The difference, however, between the two governments about these supposedly temporizing measures is that the Modi administration is its own master unlike its predecessor, which had to look over its shoulder to see whether its moves had the approval of the Congress president, Sonia Gandhi.

In contrast, the new committees would adhere to the guidelines set by the government and not by the party or the predilections of an extra-constitutional body like the National Advisory Council (NAC) led by Sonia Gandhi. However, Jaitley's contention that the government's right to undertake retrospective legislation is "unquestionable" shows that the people in the corridors of power generally have the same mindset.

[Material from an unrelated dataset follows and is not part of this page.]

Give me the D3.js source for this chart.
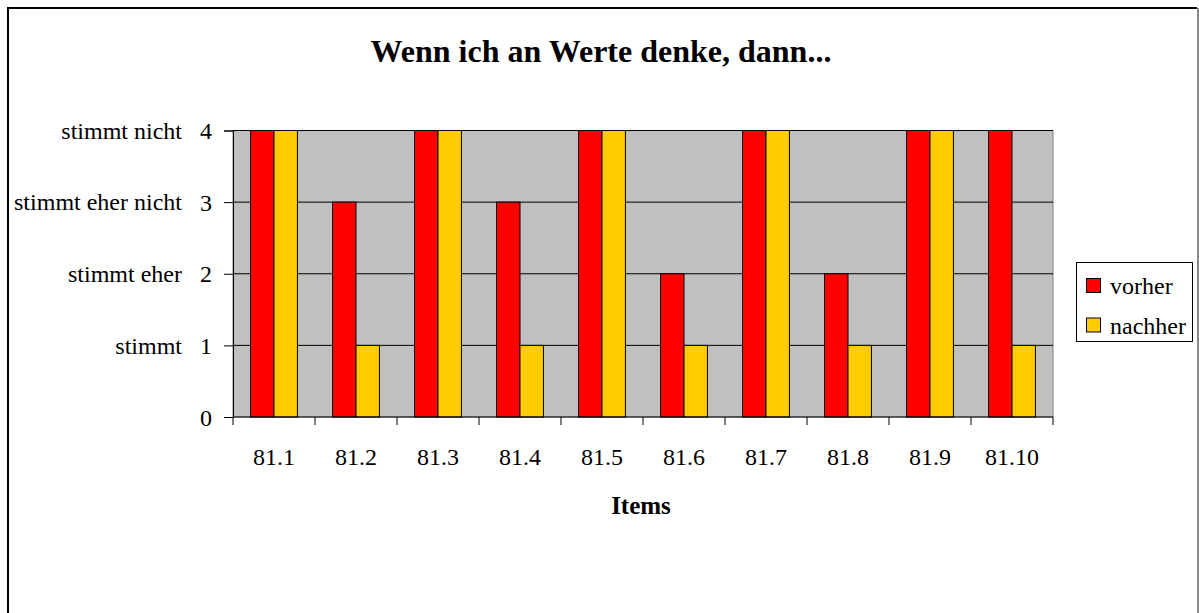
<!DOCTYPE html>
<html>
<head>
<meta charset="utf-8">
<script src="https://cdn.jsdelivr.net/npm/d3@7"></script>
<style>
  body { margin: 0; background: #fff; }
  text { font-family: "Liberation Serif", "Times New Roman", serif; fill: #000; }
</style>
</head>
<body>
<svg id="chart"></svg>
<script>
const categories = ["81.1", "81.2", "81.3", "81.4", "81.5", "81.6", "81.7", "81.8", "81.9", "81.10"];
const seriesNames = ["vorher", "nachher"];
const vorher = [4, 3, 4, 3, 4, 2, 4, 2, 4, 4];
const nachher = [4, 1, 4, 1, 4, 1, 4, 1, 4, 1];
const yTicks = [0, 1, 2, 3, 4];
const yTickText = ["", "stimmt", "stimmt eher", "stimmt eher nicht", "stimmt nicht"];
const colors = ["#ff0000", "#ffcc00"];

const width = 1199;
const height = 613;
const plot = { left: 233, right: 1053, top: 130.5, bottom: 417 };

const svg = d3.select("#chart").attr("width", width).attr("height", height);

// outer frame (left/top dark, right edge grey like the original)
svg.append("path")
  .attr("d", "M8,640V8H1197")
  .attr("fill", "none").attr("stroke", "#000").attr("stroke-width", 2);
svg.append("line")
  .attr("x1", 1198).attr("x2", 1198).attr("y1", 8).attr("y2", 640)
  .attr("stroke", "#888").attr("stroke-width", 2);

const x0 = d3.scaleBand().domain(categories).range([plot.left, plot.right]);
const x1 = d3.scaleBand().domain(seriesNames).range([0, x0.bandwidth()]).paddingOuter(0.75);
const y = d3.scaleLinear().domain([0, 4]).range([plot.bottom, plot.top]);

// plot area
svg.append("rect")
  .attr("x", plot.left).attr("y", plot.top)
  .attr("width", plot.right - plot.left).attr("height", plot.bottom - plot.top)
  .attr("fill", "#c0c0c0").attr("stroke", "#808080").attr("stroke-width", 1);

// gridlines
svg.append("g")
  .selectAll("line")
  .data(yTicks.slice(1))
  .join("line")
  .attr("x1", plot.left).attr("x2", plot.right)
  .attr("y1", d => y(d)).attr("y2", d => y(d))
  .attr("stroke", "#000").attr("stroke-width", 1);

// bars
const rows = categories.map((c, i) => ({ cat: c, vals: [vorher[i], nachher[i]] }));
svg.append("g")
  .selectAll("g")
  .data(rows)
  .join("g")
  .attr("transform", d => `translate(${x0(d.cat)},0)`)
  .selectAll("rect")
  .data(d => d.vals.map((v, j) => ({ key: seriesNames[j], v, j })))
  .join("rect")
  .attr("x", d => x1(d.key))
  .attr("y", d => y(d.v))
  .attr("width", x1.bandwidth())
  .attr("height", d => plot.bottom - y(d.v))
  .attr("fill", d => colors[d.j])
  .attr("stroke", "#000").attr("stroke-width", 1);

// y axis
const yAxis = svg.append("g")
  .attr("transform", `translate(${plot.left},0)`)
  .call(d3.axisLeft(y).tickValues(yTicks).tickSize(9).tickFormat(d3.format("d")));
yAxis.attr("font-family", null);
yAxis.select(".domain").attr("stroke", "#000");
yAxis.selectAll(".tick line").attr("stroke", "#000");
yAxis.selectAll(".tick text")
  .attr("x", -21).attr("dy", "0.34em")
  .style("font-size", "24px").style("font-family", "Liberation Serif");

svg.append("g")
  .selectAll("text")
  .data(yTicks)
  .join("text")
  .attr("x", 182)
  .attr("y", d => y(d))
  .attr("dy", "0.34em")
  .attr("text-anchor", "end")
  .style("font-size", "24px")
  .text(d => yTickText[d]);

// x axis
const xAxis = svg.append("g")
  .attr("transform", `translate(0,${plot.bottom})`)
  .call(d3.axisBottom(x0).tickSize(0).tickPadding(0));
xAxis.attr("font-family", null);
xAxis.select(".domain").remove();
xAxis.append("line")
  .attr("x1", plot.left).attr("x2", plot.right)
  .attr("stroke", "#000").attr("stroke-width", 1);
xAxis.selectAll(".tick text")
  .attr("y", 48).attr("dy", 0)
  .style("font-size", "24px").style("font-family", "Liberation Serif");
xAxis.selectAll(".sep")
  .data(d3.range(categories.length + 1))
  .join("line")
  .attr("class", "sep")
  .attr("x1", i => plot.left + i * x0.step())
  .attr("x2", i => plot.left + i * x0.step())
  .attr("y1", 0).attr("y2", 8)
  .attr("stroke", "#000");

// title
svg.append("text")
  .attr("x", 601).attr("y", 62)
  .attr("text-anchor", "middle")
  .style("font-size", "32px").style("font-weight", "bold")
  .text("Wenn ich an Werte denke, dann...");

svg.append("text")
  .attr("x", 641).attr("y", 514)
  .attr("text-anchor", "middle")
  .style("font-size", "25px").style("font-weight", "bold")
  .text("Items");

// legend
const legend = svg.append("g");
legend.append("rect")
  .attr("x", 1076.5).attr("y", 262.5)
  .attr("width", 116).attr("height", 79)
  .attr("fill", "#fff").attr("stroke", "#000");
const li = legend.selectAll("g")
  .data(seriesNames)
  .join("g")
  .attr("transform", (d, i) => `translate(0,${i * 39.5})`);
li.append("rect")
  .attr("x", 1086.5).attr("y", 278.5)
  .attr("width", 14).attr("height", 14)
  .attr("fill", (d, i) => colors[i]).attr("stroke", "#000");
li.append("text")
  .attr("x", 1110).attr("y", 294)
  .style("font-size", "24px")
  .text(d => d);
</script>
</body>
</html>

For the present, the Congress and other opposition parties have been quite vociferous in their protests, as may be expected in view of the virtual "tradition" that has developed where the government's opponents cannot think of anything other than criticism. They appear to believe that praising any of the government's acts will doom their chances of returning to power.

It is the debates in parliament, however, which will show where the different parties stand in relation to the ways to revive the economy. While the Left and the Hindi heartland parties owing allegiance Ram Manohar Lohia's socialistic prescriptions are expected to persist with their earlier lambasting of the economic reforms, it is the Congress's attitude which will be interest.

Already, members of the party's left-of-centre brigade like A.K. Antony and Jairam Ramesh have opposed foreign investment in the defence sector and highlighted their commitment to "social justice", suggesting that the party is returning to its credo of Nehruvian socialism.

What this means is that even if sections of the media have argued that Jaitley has carried on from where his predecessor in the finance ministry, P. Chidambaram, had left off, there will not be many in the Congress who will see the link.

In political terms, therefore, a gulf can be said to be opening up between a pro-reforms BJP and the anti-reforms Congress and other opposition parties, making the distinction between the Right and the Left in the country all the more stark.

What is ironical is that it was the Congress which started the reforms in 1991, but it is now the BJP's turn to carry it forward.